> _DATASET CONTENT_
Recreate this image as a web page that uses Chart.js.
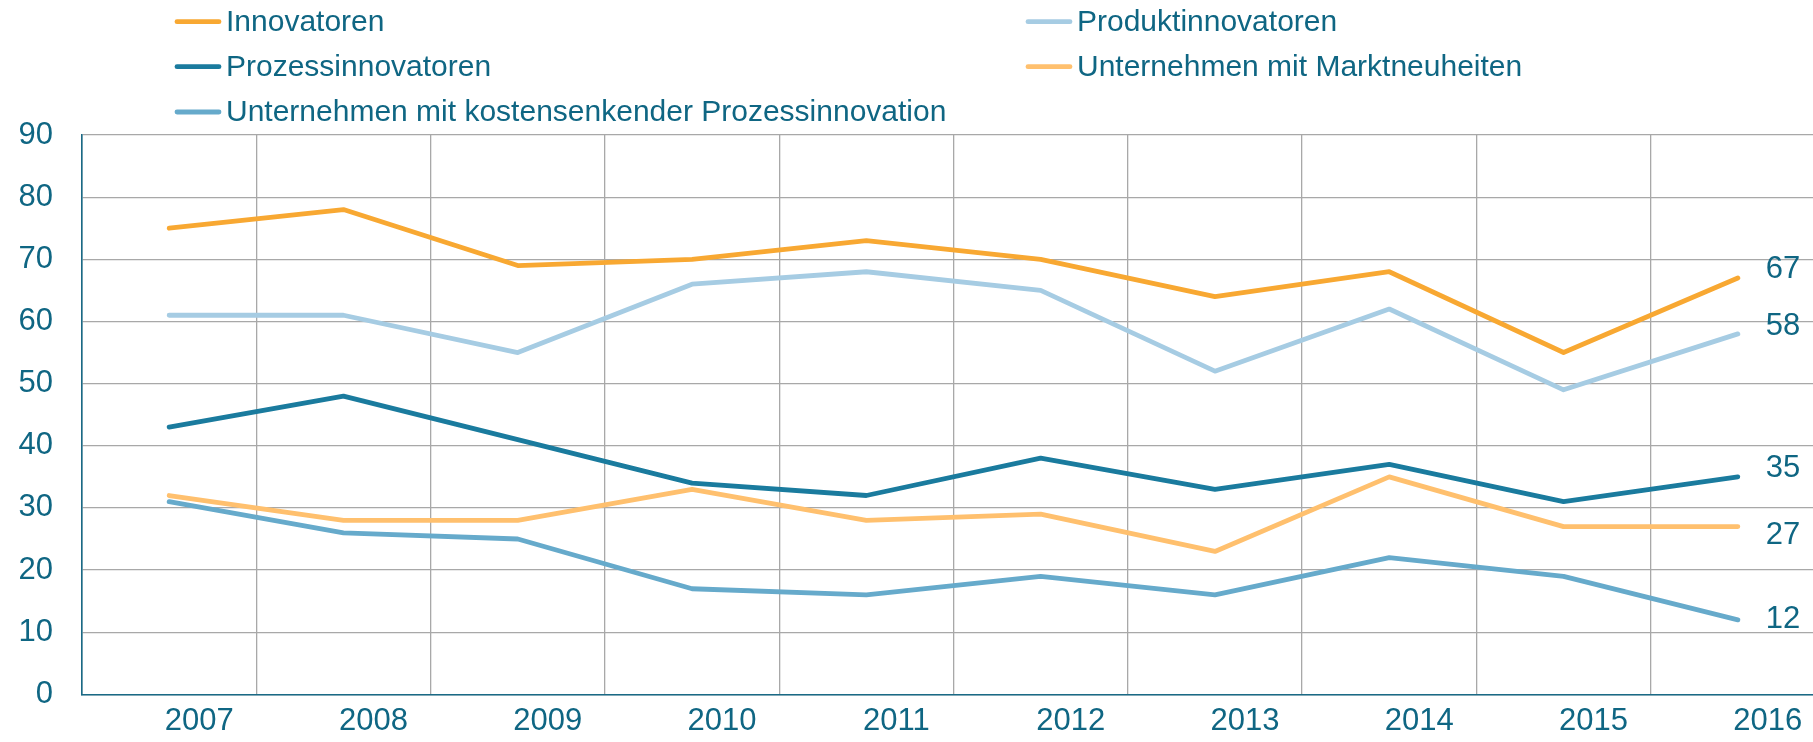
<!DOCTYPE html>
<html><head><meta charset="utf-8">
<script src="https://cdn.jsdelivr.net/npm/chart.js@4.4.1/dist/chart.umd.min.js"></script>
<style>
html,body{margin:0;padding:0;overflow:hidden;background:#fff}
#wrap{width:1830px;height:742px;position:relative}
</style>
</head><body>
<div id="wrap"><canvas id="c"></canvas></div>
<script>
const years = ['2007','2008','2009','2010','2011','2012','2013','2014','2015','2016'];
const innovatoren = [75, 78, 69, 70, 73, 70, 64, 68, 55, 67];
const produktinnovatoren = [61, 61, 55, 66, 68, 65, 52, 62, 49, 58];
const prozessinnovatoren = [43, 48, 41, 34, 32, 38, 33, 37, 31, 35];
const marktneuheiten = [32, 28, 28, 33, 28, 29, 23, 35, 27, 27];
const kostensenkend = [31, 26, 25, 17, 16, 19, 16, 22, 19, 12];
const seriesNames = ['Innovatoren', 'Produktinnovatoren', 'Prozessinnovatoren', 'Unternehmen mit Marktneuheiten', 'Unternehmen mit kostensenkender Prozessinnovation'];
const yMin = 0, yMax = 90, yStep = 10;

const TEXT = '#0F6683';
const FONT = "'Liberation Sans', Arial, sans-serif";
const colors = ['#F8A832', '#A6CCE3', '#1A7B9E', '#FFC06E', '#66AACB'];
const endLabelDy = [-9, -7, -8, 9, 0];
const seriesValues = [innovatoren, produktinnovatoren, prozessinnovatoren, marktneuheiten, kostensenkend];

const datasets = seriesValues.map((vals, i) => ({
  label: seriesNames[i],
  data: vals,
  borderColor: colors[i],
  backgroundColor: colors[i],
  borderWidth: 4.8,
  pointRadius: 0,
  pointHoverRadius: 0,
  tension: 0,
  fill: false,
  borderCapStyle: 'round',
  borderJoinStyle: 'round',
  endDy: endLabelDy[i]
}));

const legendPlugin = {
  id: 'customLegend',
  afterDraw(chart) {
    const ctx = chart.ctx;
    const cols = [175, 1026];
    const rows = [21.7, 66.7, 112];
    ctx.save();
    ctx.font = '30px ' + FONT;
    ctx.textBaseline = 'middle';
    ctx.textAlign = 'left';
    chart.data.datasets.forEach((ds, i) => {
      const x = cols[i % 2];
      const y = rows[Math.floor(i / 2)];
      ctx.strokeStyle = ds.borderColor;
      ctx.lineWidth = 4.8;
      ctx.lineCap = 'round';
      ctx.beginPath();
      ctx.moveTo(x + 2, y);
      ctx.lineTo(x + 44, y);
      ctx.stroke();
      ctx.fillStyle = TEXT;
      ctx.fillText(ds.label, x + 51, y + 1);
    });
    ctx.restore();
  }
};

const endLabelPlugin = {
  id: 'endLabels',
  afterDatasetsDraw(chart) {
    const ctx = chart.ctx;
    ctx.save();
    ctx.font = '31px ' + FONT;
    ctx.fillStyle = TEXT;
    ctx.textBaseline = 'middle';
    ctx.textAlign = 'left';
    chart.data.datasets.forEach((ds, i) => {
      const meta = chart.getDatasetMeta(i);
      const last = meta.data[meta.data.length - 1];
      const v = ds.data[ds.data.length - 1];
      ctx.fillText(String(v), last.x + 28, last.y + ds.endDy);
    });
    ctx.restore();
  }
};

new Chart(document.getElementById('c'), {
  type: 'line',
  data: { labels: years, datasets },
  options: {
    responsive: true,
    maintainAspectRatio: false,
    animation: false,
    layout: { padding: { top: 135, right: 5, left: 0, bottom: 0 } },
    plugins: { legend: { display: false }, tooltip: { enabled: false } },
    scales: {
      x: {
        offset: true,
        grid: { offset: true, color: '#A8A8A8', lineWidth: 1.3, drawTicks: false },
        border: { color: '#1A6A86', width: 1.6 },
        ticks: { color: TEXT, font: { family: FONT, size: 31 }, padding: 8, labelOffset: 30, maxRotation: 0, autoSkip: false },
        afterFit(scale) { scale.height = 45; }
      },
      y: {
        min: yMin, max: yMax,
        grid: { color: '#A8A8A8', lineWidth: 1.3, drawTicks: false },
        border: { color: '#1A6A86', width: 1.6 },
        ticks: { stepSize: yStep, color: TEXT, font: { family: FONT, size: 31 }, padding: 29 },
        afterFit(scale) { scale.width = 82; }
      }
    }
  },
  plugins: [legendPlugin, endLabelPlugin]
});
</script>
</body></html>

> _WORK REQUIRED_
Repeat, with no pictures, each line from the beginning of the data through the line containing "prozessinnovatoren, marktneuheiten, kostensenkend];", inclusive.

> _FULL SOLUTION_
Recreate this image as a web page that uses Chart.js.
<!DOCTYPE html>
<html><head><meta charset="utf-8">
<script src="https://cdn.jsdelivr.net/npm/chart.js@4.4.1/dist/chart.umd.min.js"></script>
<style>
html,body{margin:0;padding:0;overflow:hidden;background:#fff}
#wrap{width:1830px;height:742px;position:relative}
</style>
</head><body>
<div id="wrap"><canvas id="c"></canvas></div>
<script>
const years = ['2007','2008','2009','2010','2011','2012','2013','2014','2015','2016'];
const innovatoren = [75, 78, 69, 70, 73, 70, 64, 68, 55, 67];
const produktinnovatoren = [61, 61, 55, 66, 68, 65, 52, 62, 49, 58];
const prozessinnovatoren = [43, 48, 41, 34, 32, 38, 33, 37, 31, 35];
const marktneuheiten = [32, 28, 28, 33, 28, 29, 23, 35, 27, 27];
const kostensenkend = [31, 26, 25, 17, 16, 19, 16, 22, 19, 12];
const seriesNames = ['Innovatoren', 'Produktinnovatoren', 'Prozessinnovatoren', 'Unternehmen mit Marktneuheiten', 'Unternehmen mit kostensenkender Prozessinnovation'];
const yMin = 0, yMax = 90, yStep = 10;

const TEXT = '#0F6683';
const FONT = "'Liberation Sans', Arial, sans-serif";
const colors = ['#F8A832', '#A6CCE3', '#1A7B9E', '#FFC06E', '#66AACB'];
const endLabelDy = [-9, -7, -8, 9, 0];
const seriesValues = [innovatoren, produktinnovatoren, prozessinnovatoren, marktneuheiten, kostensenkend];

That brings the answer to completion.